_Problem_
Leave out the pictures and repeat the data exactly.

# start of Supplied information

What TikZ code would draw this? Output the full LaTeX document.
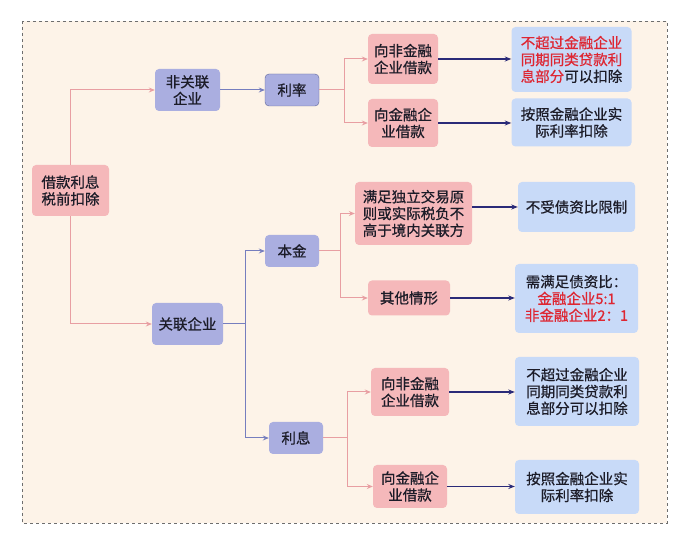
\documentclass[tikz,border=0pt]{standalone}
\usepackage{fontspec}
\setmainfont{Noto Sans CJK SC}[FakeBold=0.7]
\usetikzlibrary{arrows.meta}

\definecolor{bgcream}{RGB}{253,243,232}
\definecolor{pinkfill}{RGB}{245,184,186}
\definecolor{purpfill}{RGB}{170,174,224}
\definecolor{bluefill}{RGB}{200,218,248}
\definecolor{pinkline}{RGB}{232,158,162}
\definecolor{purpline}{RGB}{118,126,190}
\definecolor{navyline}{RGB}{42,42,120}
\definecolor{redtext}{RGB}{222,38,50}
\definecolor{textdark}{RGB}{28,28,40}
\definecolor{framegray}{RGB}{110,110,110}

\begin{document}
\begin{tikzpicture}[x=1pt, y=-1pt,
    base/.style={rounded corners=4pt, inner sep=0pt, align=center,
        font=\fontsize{14.5}{16.8}\selectfont, text=textdark},
    pinkbox/.style={base, fill=pinkfill},
    purpbox/.style={base, fill=purpfill},
    bluebox/.style={base, fill=bluefill},
    pinkarr/.style={-{Stealth[length=6pt, width=5pt]}, draw=pinkline, line width=1pt},
    purparr/.style={-{Stealth[length=6pt, width=5pt]}, draw=purpline, line width=1pt},
    navyarr/.style={-{Stealth[length=6.5pt, width=5pt]}, draw=navyline, line width=1.1pt}
    ]
    \useasboundingbox (0,0) rectangle (673,545);
    \draw[framegray, dashed, fill=bgcream] (22,21) rectangle (667,523);

    % root and first level
    \node[pinkbox, minimum width=77pt, minimum height=51pt] (root) at (70.5,190.5) {借款利息\\税前扣除};
    \node[purpbox, minimum width=65pt, minimum height=42pt] (fgl) at (187.5,90) {非关联\\企业};
    \node[purpbox, minimum width=71pt, minimum height=42pt] (gl) at (187.5,324) {关联企业};

    % second level
    \node[purpbox, draw=purpline!80!black, minimum width=54pt, minimum height=32pt] (lilv) at (292,90) {利率};
    \node[purpbox, minimum width=54pt, minimum height=32pt] (bj) at (292,251) {本金};
    \node[purpbox, minimum width=54pt, minimum height=32pt] (lx) at (296,438) {利息};

    % third level
    \node[pinkbox, minimum width=70pt, minimum height=50pt] (a1) at (403,59) {向非金融\\企业借款};
    \node[pinkbox, minimum width=70pt, minimum height=48pt] (a2) at (403,123) {向金融企\\业借款};
    \node[pinkbox, minimum width=117pt, minimum height=63pt] (b1) at (413.5,213.5) {满足独立交易原\\则或实际税负不\\高于境内关联方};
    \node[pinkbox, minimum width=82pt, minimum height=35pt] (b2) at (409,298) {其他情形};
    \node[pinkbox, minimum width=78pt, minimum height=48pt] (c1) at (410,392) {向非金融\\企业借款};
    \node[pinkbox, minimum width=74pt, minimum height=43pt] (c2) at (410,486.5) {向金融企\\业借款};

    % results
    \node[bluebox, minimum width=120pt, minimum height=65pt] (r1) at (571.5,59.5)
        {\textcolor{redtext}{不超过金融企业}\\\textcolor{redtext}{同期同类贷款利}\\\textcolor{redtext}{息部分}可以扣除};
    \node[bluebox, minimum width=120pt, minimum height=48pt] (r2) at (571.5,122.5) {按照金融企业实\\际利率扣除};
    \node[bluebox, minimum width=117pt, minimum height=50pt] (rb1) at (576.5,207) {不受债资比限制};
    \node[bluebox, minimum width=123pt, minimum height=69pt] (rb2) at (576.5,298.5)
        {需满足债资比：\\\textcolor{redtext}{金融企业5:1}\\\textcolor{redtext}{非金融企业2：1}};
    \node[bluebox, minimum width=124pt, minimum height=69pt] (rc1) at (577,391.5) {不超过金融企业\\同期同类贷款利\\息部分可以扣除};
    \node[bluebox, minimum width=124pt, minimum height=54pt] (rc2) at (577,487) {按照金融企业实\\际利率扣除};

    % connectors
    \draw[pinkarr] (root.north) |- (fgl.west);
    \draw[pinkarr] (root.south) |- (gl.west);
    \draw[purparr] (fgl) -- (lilv);

    \draw[pinkline, line width=1pt] (lilv.east) -- ++(25,0) coordinate (j1);
    \draw[pinkarr] (j1) |- (a1.west);
    \draw[pinkarr] (j1) |- (a2.west);

    \draw[purpline, line width=1pt] (gl.east) -- ++(22,0) coordinate (j2);
    \draw[purparr] (j2) |- (bj.west);
    \draw[purparr] (j2) |- (lx.west);

    \draw[pinkline, line width=1pt] (bj.east) -- ++(21,0) coordinate (j3);
    \draw[pinkarr] (j3) |- (b1.west);
    \draw[pinkarr] (j3) |- (b2.west);

    \draw[pinkline, line width=1pt] (lx.east) -- ++(24,0) coordinate (j4);
    \draw[pinkarr] (j4) |- (c1.west);
    \draw[pinkarr] (j4) |- (c2.west);

    \draw[navyarr] (a1.east) -- (a1.east -| r1.west);
    \draw[navyarr] (a2.east) -- (a2.east -| r2.west);
    \draw[navyarr] (rb1.west -| b1.east) -- (rb1.west);
    \draw[navyarr] (b2.east) -- (b2.east -| rb2.west);
    \draw[navyarr] (c1.east) -- (c1.east -| rc1.west);
    \draw[navyarr] (c2.east) -- (c2.east -| rc2.west);
\end{tikzpicture}
\end{document}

# end of Supplied information

_The answer_
What TikZ code would draw this? Output the full LaTeX document.
\documentclass[tikz,border=0pt]{standalone}
\usepackage{fontspec}
\setmainfont{Noto Sans CJK SC}[FakeBold=0.7]
\usetikzlibrary{arrows.meta}

\definecolor{bgcream}{RGB}{253,243,232}
\definecolor{pinkfill}{RGB}{245,184,186}
\definecolor{purpfill}{RGB}{170,174,224}
\definecolor{bluefill}{RGB}{200,218,248}
\definecolor{pinkline}{RGB}{232,158,162}
\definecolor{purpline}{RGB}{118,126,190}
\definecolor{navyline}{RGB}{42,42,120}
\definecolor{redtext}{RGB}{222,38,50}
\definecolor{textdark}{RGB}{28,28,40}
\definecolor{framegray}{RGB}{110,110,110}

\begin{document}
\begin{tikzpicture}[x=1pt, y=-1pt,
    base/.style={rounded corners=4pt, inner sep=0pt, align=center,
        font=\fontsize{14.5}{16.8}\selectfont, text=textdark},
    pinkbox/.style={base, fill=pinkfill},
    purpbox/.style={base, fill=purpfill},
    bluebox/.style={base, fill=bluefill},
    pinkarr/.style={-{Stealth[length=6pt, width=5pt]}, draw=pinkline, line width=1pt},
    purparr/.style={-{Stealth[length=6pt, width=5pt]}, draw=purpline, line width=1pt},
    navyarr/.style={-{Stealth[length=6.5pt, width=5pt]}, draw=navyline, line width=1.1pt}
    ]
    \useasboundingbox (0,0) rectangle (673,545);
    \draw[framegray, dashed, fill=bgcream] (22,21) rectangle (667,523);

    % root and first level
    \node[pinkbox, minimum width=77pt, minimum height=51pt] (root) at (70.5,190.5) {借款利息\\税前扣除};
    \node[purpbox, minimum width=65pt, minimum height=42pt] (fgl) at (187.5,90) {非关联\\企业};
    \node[purpbox, minimum width=71pt, minimum height=42pt] (gl) at (187.5,324) {关联企业};

    % second level
    \node[purpbox, draw=purpline!80!black, minimum width=54pt, minimum height=32pt] (lilv) at (292,90) {利率};
    \node[purpbox, minimum width=54pt, minimum height=32pt] (bj) at (292,251) {本金};
    \node[purpbox, minimum width=54pt, minimum height=32pt] (lx) at (296,438) {利息};

    % third level
    \node[pinkbox, minimum width=70pt, minimum height=50pt] (a1) at (403,59) {向非金融\\企业借款};
    \node[pinkbox, minimum width=70pt, minimum height=48pt] (a2) at (403,123) {向金融企\\业借款};
    \node[pinkbox, minimum width=117pt, minimum height=63pt] (b1) at (413.5,213.5) {满足独立交易原\\则或实际税负不\\高于境内关联方};
    \node[pinkbox, minimum width=82pt, minimum height=35pt] (b2) at (409,298) {其他情形};
    \node[pinkbox, minimum width=78pt, minimum height=48pt] (c1) at (410,392) {向非金融\\企业借款};
    \node[pinkbox, minimum width=74pt, minimum height=43pt] (c2) at (410,486.5) {向金融企\\业借款};

    % results
    \node[bluebox, minimum width=120pt, minimum height=65pt] (r1) at (571.5,59.5)
        {\textcolor{redtext}{不超过金融企业}\\\textcolor{redtext}{同期同类贷款利}\\\textcolor{redtext}{息部分}可以扣除};
    \node[bluebox, minimum width=120pt, minimum height=48pt] (r2) at (571.5,122.5) {按照金融企业实\\际利率扣除};
    \node[bluebox, minimum width=117pt, minimum height=50pt] (rb1) at (576.5,207) {不受债资比限制};
    \node[bluebox, minimum width=123pt, minimum height=69pt] (rb2) at (576.5,298.5)
        {需满足债资比：\\\textcolor{redtext}{金融企业5:1}\\\textcolor{redtext}{非金融企业2：1}};
    \node[bluebox, minimum width=124pt, minimum height=69pt] (rc1) at (577,391.5) {不超过金融企业\\同期同类贷款利\\息部分可以扣除};
    \node[bluebox, minimum width=124pt, minimum height=54pt] (rc2) at (577,487) {按照金融企业实\\际利率扣除};

    % connectors
    \draw[pinkarr] (root.north) |- (fgl.west);
    \draw[pinkarr] (root.south) |- (gl.west);
    \draw[purparr] (fgl) -- (lilv);

    \draw[pinkline, line width=1pt] (lilv.east) -- ++(25,0) coordinate (j1);
    \draw[pinkarr] (j1) |- (a1.west);
    \draw[pinkarr] (j1) |- (a2.west);

    \draw[purpline, line width=1pt] (gl.east) -- ++(22,0) coordinate (j2);
    \draw[purparr] (j2) |- (bj.west);
    \draw[purparr] (j2) |- (lx.west);

    \draw[pinkline, line width=1pt] (bj.east) -- ++(21,0) coordinate (j3);
    \draw[pinkarr] (j3) |- (b1.west);
    \draw[pinkarr] (j3) |- (b2.west);

    \draw[pinkline, line width=1pt] (lx.east) -- ++(24,0) coordinate (j4);
    \draw[pinkarr] (j4) |- (c1.west);
    \draw[pinkarr] (j4) |- (c2.west);

    \draw[navyarr] (a1.east) -- (a1.east -| r1.west);
    \draw[navyarr] (a2.east) -- (a2.east -| r2.west);
    \draw[navyarr] (rb1.west -| b1.east) -- (rb1.west);
    \draw[navyarr] (b2.east) -- (b2.east -| rb2.west);
    \draw[navyarr] (c1.east) -- (c1.east -| rc1.west);
    \draw[navyarr] (c2.east) -- (c2.east -| rc2.west);
\end{tikzpicture}
\end{document}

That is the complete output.